To help you get started we have created to-do lists for both students and parents before getting started in their college planning:

Student To-Do List

  1. Career Assessment – This step is important to avoid the aforementioned changing degree
  2. College Selection – Find 6-10 colleges that are appealing and offer the degree you are seeking.
  3. Campus Visit – This is an important step. Do face-to-face visits with the admission and financial aid officers. This will help to get you a clear idea where you stand
  4. ACT/SAT prep – Learn the requirements for the school and begin prepping to achieve these scores on your ACT/SAT.
  5. Extracurricular Activities – Find the activities that will boost your application and highlight your achievements.
  6. Grade Transcript and Essay Preparation – Have these items ready to go for the early application and acceptance stage

Parent To-Do List

  1. EFC Planning – As mentioned previously, your EFC will play a major role into determining your financial aid eligibility.
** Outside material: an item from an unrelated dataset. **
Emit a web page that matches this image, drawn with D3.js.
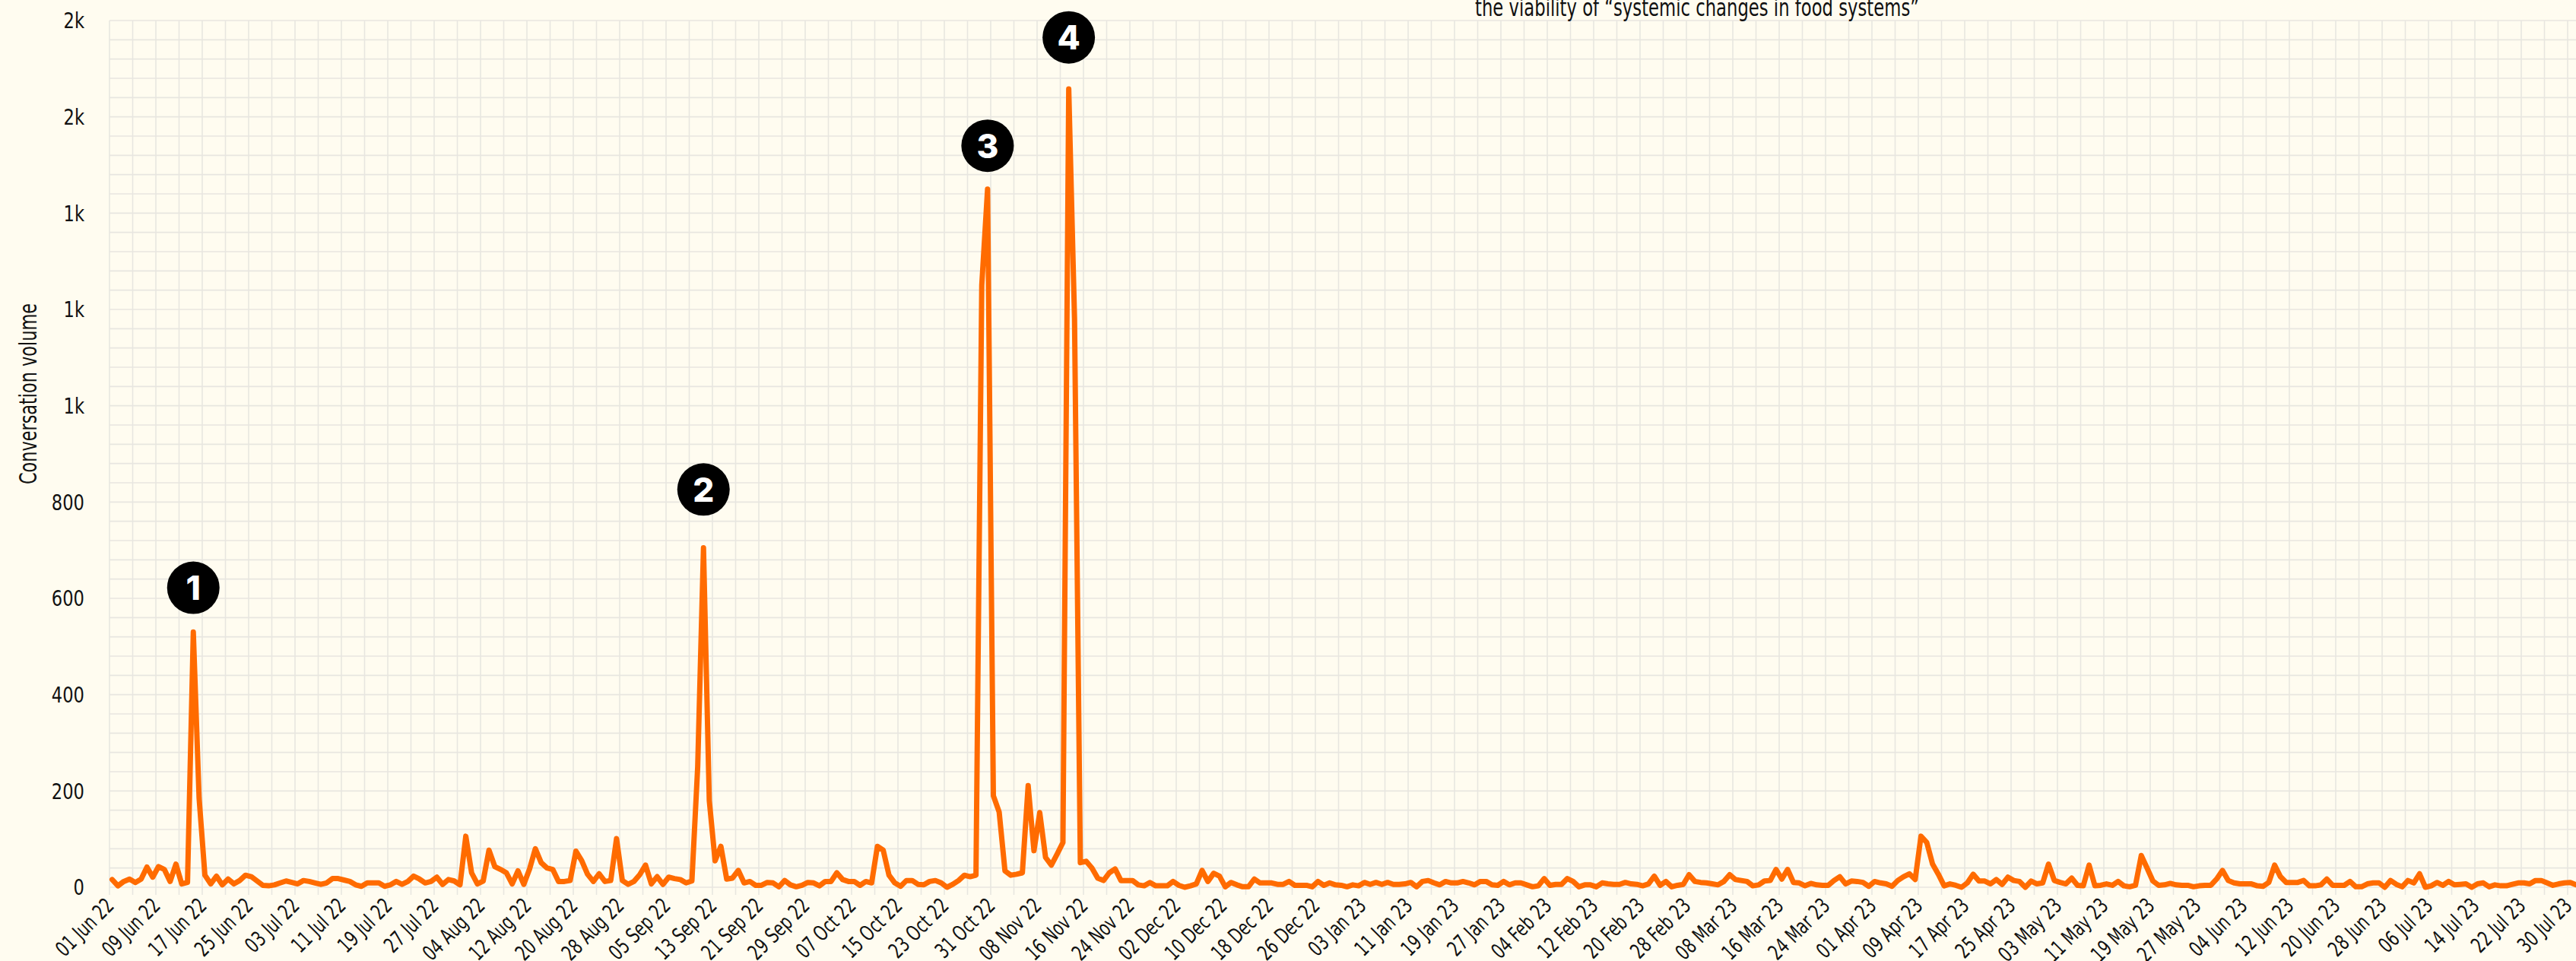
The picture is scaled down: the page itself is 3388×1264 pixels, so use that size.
<!DOCTYPE html>
<html>
<head>
<meta charset="utf-8">
<script src="https://cdn.jsdelivr.net/npm/d3@7"></script>
<style>
  body { margin: 0; background: #fffcf0; }
  svg { display: block; }
  text { font-family: "DejaVu Sans", sans-serif; fill: #111; }
  .badge text { font-family: Inter, Lato, sans-serif; font-weight: 800; fill: #fff; }
</style>
</head>
<body>
<svg id="chart"></svg>
<script>
// daily conversation volume, one value per day from 01 Jun 2022
const startDate = new Date(2022, 5, 1);
const dailyVolume = [
  // Jun 22
  16, 3, 12, 17, 10, 17, 42, 21, 43, 37, 12, 48, 7, 10, 530, 185, 25, 7, 23, 5, 17, 7, 14, 25, 22, 13, 4, 3, 5, 9,
  // Jul 22
  13, 10, 7, 14, 12, 9, 6, 9, 18, 18, 15, 12, 5, 2, 9, 9, 9, 2, 5, 12, 6, 12, 23, 17, 9, 12, 21, 6, 16, 13, 5,
  // Aug 22
  106, 30, 7, 13, 77, 43, 37, 30, 7, 34, 6, 38, 80, 51, 40, 37, 12, 12, 14, 75, 55, 27, 12, 28, 12, 14, 101, 14, 6, 12, 26,
  // Sep 22
  46, 7, 22, 6, 21, 18, 16, 9, 13, 250, 705, 180, 55, 85, 17, 19, 35, 9, 12, 4, 4, 10, 9, 1, 14, 5, 1, 4, 10, 9,
  // Oct 22
  3, 12, 12, 30, 16, 12, 12, 4, 12, 9, 85, 77, 25, 9, 2, 14, 14, 6, 5, 12, 14, 9, 0, 6, 14, 25, 22, 25, 1250, 1450, 190,
  // Nov 22
  156, 34, 25, 27, 30, 211, 76, 155, 62, 46, 69, 93, 1658, 1180, 51, 54, 40, 19, 14, 30, 38, 14, 14, 14, 5, 3, 10, 3, 3, 3,
  // Dec 22
  12, 4, 0, 3, 7, 35, 12, 29, 23, 1, 10, 5, 1, 1, 17, 9, 9, 9, 6, 6, 12, 4, 4, 4, 1, 12, 4, 9, 5, 4, 1,
  // Jan 23
  5, 3, 10, 6, 10, 6, 10, 6, 6, 7, 10, 1, 12, 14, 9, 5, 12, 9, 9, 12, 9, 5, 12, 12, 5, 4, 12, 5, 9, 9, 5,
  // Feb 23
  1, 3, 18, 4, 6, 6, 18, 12, 1, 5, 5, 1, 9, 7, 6, 6, 10, 7, 6, 3, 7, 23, 4, 12, 1, 4, 6, 26,
  // Mar 23
  12, 10, 9, 7, 5, 12, 26, 16, 14, 12, 3, 5, 13, 14, 37, 17, 37, 10, 9, 3, 8, 5, 4, 4, 14, 22, 7, 13, 12, 10, 2,
  // Apr 23
  12, 9, 7, 2, 14, 22, 28, 16, 106, 93, 48, 27, 3, 7, 4, 0, 9, 27, 13, 13, 7, 16, 6, 21, 14, 12, 0, 13, 7, 9,
  // May 23
  48, 14, 10, 7, 19, 4, 3, 46, 3, 4, 7, 4, 12, 3, 1, 4, 66, 40, 13, 4, 5, 8, 5, 4, 4, 1, 3, 4, 4, 17, 35,
  // Jun 23
  14, 9, 7, 7, 7, 3, 2, 10, 46, 22, 10, 10, 10, 14, 3, 3, 5, 17, 4, 4, 4, 12, 1, 1, 7, 9, 9, 0, 14, 6,
  // Jul 23
  1, 14, 9, 28, 0, 3, 10, 4, 12, 5, 6, 7, 0, 7, 9, 1, 5, 3, 3, 6, 9, 9, 7, 14, 14, 9, 4, 7, 9, 10, 5,
  // Aug 23
  6
];

const yTicks = [0, 200, 400, 600, 800, 1000, 1200, 1400, 1600, 1800];
// numbered markers; "at" is the volume level the marker is centred on
const annotations = [
  { date: '2022-06-15', label: '1', at: 622 },
  { date: '2022-09-11', label: '2', at: 826 },
  { date: '2022-10-30', label: '3', at: 1540 },
  { date: '2022-11-13', label: '4', at: 1765 }
];
const titleLine = 'the viability of \u201csystemic changes in food systems\u201d';
const yLabel = 'Conversation volume';

const width = 3388;
const height = 1264;
const margin = { left: 144, top: 27, bottom: 97 };
const pxPerDay = 7.625;

const parseDay = d3.timeParse('%Y-%m-%d');
const data = dailyVolume.map((v, i) => ({ date: d3.timeDay.offset(startDate, i), value: v }));
const endDate = d3.timeDay.offset(startDate, dailyVolume.length);

const x = d3.scaleTime()
  .domain([startDate, endDate])
  .range([margin.left, margin.left + dailyVolume.length * pxPerDay]);
const y = d3.scaleLinear()
  .domain([0, 1800])
  .range([height - margin.bottom, margin.top]);

// points sit around mid-day, grid lines at midnight
const px = (d) => x(d3.timeHour.offset(d, 11));

const svg = d3.select('#chart').attr('width', width).attr('height', height);

// grid
const grid = svg.append('g').attr('stroke', '#e8e6e0').attr('stroke-width', 1.6);
grid.selectAll('.hl')
  .data(d3.range(0, 1801, 40))
  .join('line')
  .attr('x1', margin.left).attr('x2', width)
  .attr('y1', (d) => y(d)).attr('y2', (d) => y(d));
grid.selectAll('.vl')
  .data(d3.timeDay.range(startDate, endDate, 4))
  .join('line')
  .attr('x1', (d) => x(d)).attr('x2', (d) => x(d))
  .attr('y1', y(1800)).attr('y2', y(0) + 10);

// y axis labels
svg.append('g')
  .selectAll('text')
  .data(yTicks)
  .join('text')
  .attr('transform', (d) => `translate(111,${y(d)}) scale(0.78,1)`)
  .attr('dy', '0.36em')
  .attr('text-anchor', 'end')
  .attr('font-size', 29)
  .text(d3.format('.0s'));

svg.append('text')
  .attr('transform', 'translate(48,518) rotate(-90) scale(0.7,1)')
  .attr('text-anchor', 'middle')
  .attr('font-size', 32)
  .text(yLabel);

// x axis labels
const xAxis = d3.axisBottom(x)
  .tickValues(d3.timeDay.range(startDate, endDate, 8))
  .tickFormat(d3.timeFormat('%d %b %y'))
  .tickSize(0);
const gx = svg.append('g').attr('transform', `translate(0,${y(0)})`).call(xAxis);
gx.select('.domain').remove();
gx.selectAll('text')
  .attr('font-family', null)
  .attr('font-size', 28)
  .attr('fill', '#111')
  .attr('text-anchor', 'end')
  .attr('y', 0).attr('dy', 0)
  .attr('transform', 'translate(7,26) rotate(-45) scale(0.71,1)');

// line
svg.append('path')
  .datum(data)
  .attr('fill', 'none')
  .attr('stroke', '#ff6b00')
  .attr('stroke-width', 7)
  .attr('stroke-linejoin', 'round')
  .attr('stroke-linecap', 'round')
  .attr('d', d3.line().x((d) => px(d.date)).y((d) => y(d.value)));

// numbered markers above the peaks
const badge = svg.append('g').attr('class', 'badge')
  .selectAll('g')
  .data(annotations)
  .join('g')
  .attr('transform', (d) => `translate(${px(parseDay(d.date))},${y(d.at)})`);
badge.append('circle').attr('r', 34.5).attr('fill', '#000');
badge.append('text')
  .attr('text-anchor', 'middle')
  .attr('dy', '0.36em')
  .attr('font-size', 44)
  .text((d) => d.label);

// title line (upper lines sit above the visible area)
svg.append('text')
  .attr('transform', 'translate(2232,21) scale(0.71,1)')
  .attr('text-anchor', 'middle')
  .attr('font-size', 32)
  .text(titleLine);
</script>
</body>
</html>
Find out this number to help begin the planning stage.
  2. Loan Planning – Find out your loan options to help finance your student’s education without jeopardizing your retirement plans
  3. Tax Planning – Upon receiving your 1040 taxes, discover any plans that could be put in place to be converted to funding college costs.
  4. Cash Flow Planning – Review your investments, health costs, insurance costs, mortgage costs, and current living expenses. Doing so will potentially discover areas to show cash flow improvement that can be used for college costs
  5. Investment Planning – Review your current investments to discover the “real rate of return” (Internal Rate of Return”. Many of the hidden costs can be converted to cash flow that can be used for college.
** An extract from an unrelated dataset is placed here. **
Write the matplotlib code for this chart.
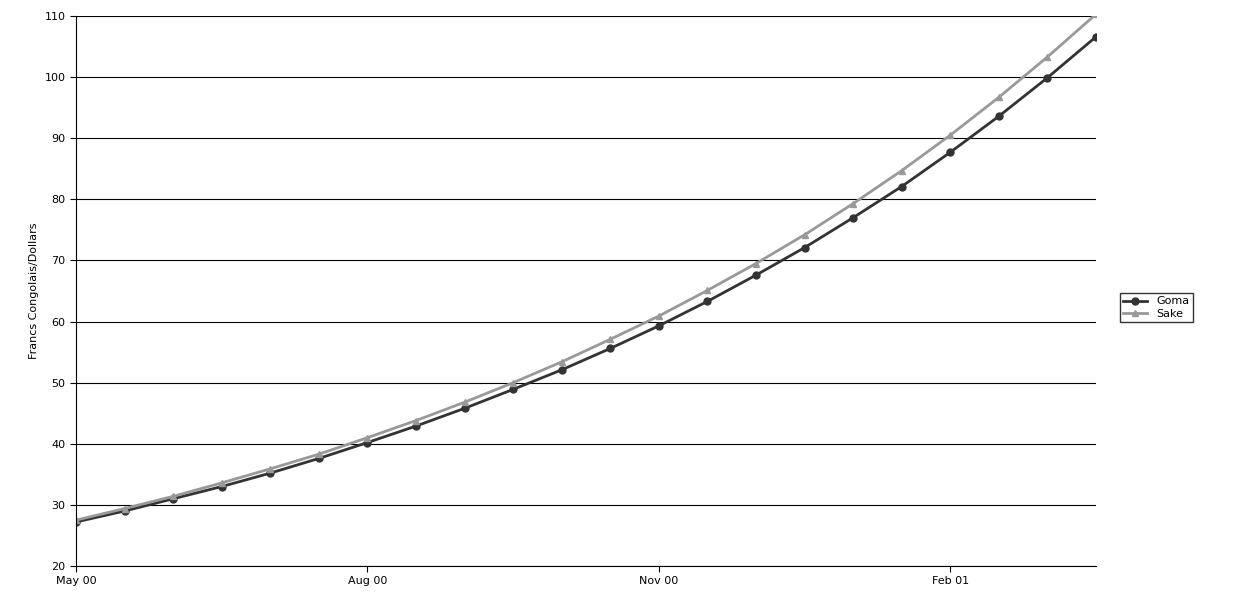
import matplotlib
matplotlib.use("Agg")
import matplotlib.pyplot as plt

goma = [27.2, 29.0, 31.0, 33.0, 35.2, 37.6, 40.2, 42.9, 45.8, 48.9, 52.1, 55.6,
        59.3, 63.3, 67.6, 72.1, 77.0, 82.1, 87.7, 93.6, 99.9, 106.6]
sake = [27.5, 29.4, 31.4, 33.6, 35.9, 38.3, 41.0, 43.8, 46.8, 50.0, 53.4, 57.1,
        60.9, 65.1, 69.5, 74.2, 79.3, 84.7, 90.5, 96.7, 103.3, 110.3]
tick_pos = [0, 6, 12, 18]
tick_labels = ["May 00", "Aug 00", "Nov 00", "Feb 01"]
x = list(range(len(goma)))

fig = plt.figure(figsize=(12.4, 5.98), dpi=100)
ax = fig.add_axes([76/1240, 1-566/598, (1096-76)/1240, 550/598])
ax.plot(x, goma, color="#333333", lw=2, marker="o", ms=5, label="Goma")
ax.plot(x, sake, color="#999999", lw=2, marker="^", ms=5, label="Sake")
ax.set_xlim(0, 21)
ax.set_ylim(20, 110)
ax.set_yticks(range(20, 111, 10))
ax.set_xticks(tick_pos)
ax.set_xticklabels(tick_labels)
ax.tick_params(labelsize=8, direction="out", length=4)
ax.yaxis.grid(True, color="black", lw=0.8)
ax.set_axisbelow(True)
for s in ["top", "right"]:
    ax.spines[s].set_visible(False)
ax.set_ylabel("Francs Congolais/Dollars", fontsize=8)
leg = ax.legend(loc="center left", bbox_to_anchor=(1114/1020 - 76/1020 + 0.0, 0.47),
                fontsize=8, frameon=True, fancybox=False, edgecolor="black",
                handlelength=2.2, borderpad=0.3, labelspacing=0.2)
fig.savefig("out.png", dpi=100)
Sending your student off to college to experience the world is often an exciting and subsequently anxious time for both student and parents. By creating a game plan for financing college, you can enjoy this next step more fully.

If you have a student who is a junior or senior and is planning to attend college in next two years, now is the time to take a proactive approach. By delaying the planning stage, they will lose their advantage in time, money and leverage. This can impact not only their future but also your lifestyle and retirement plans as well.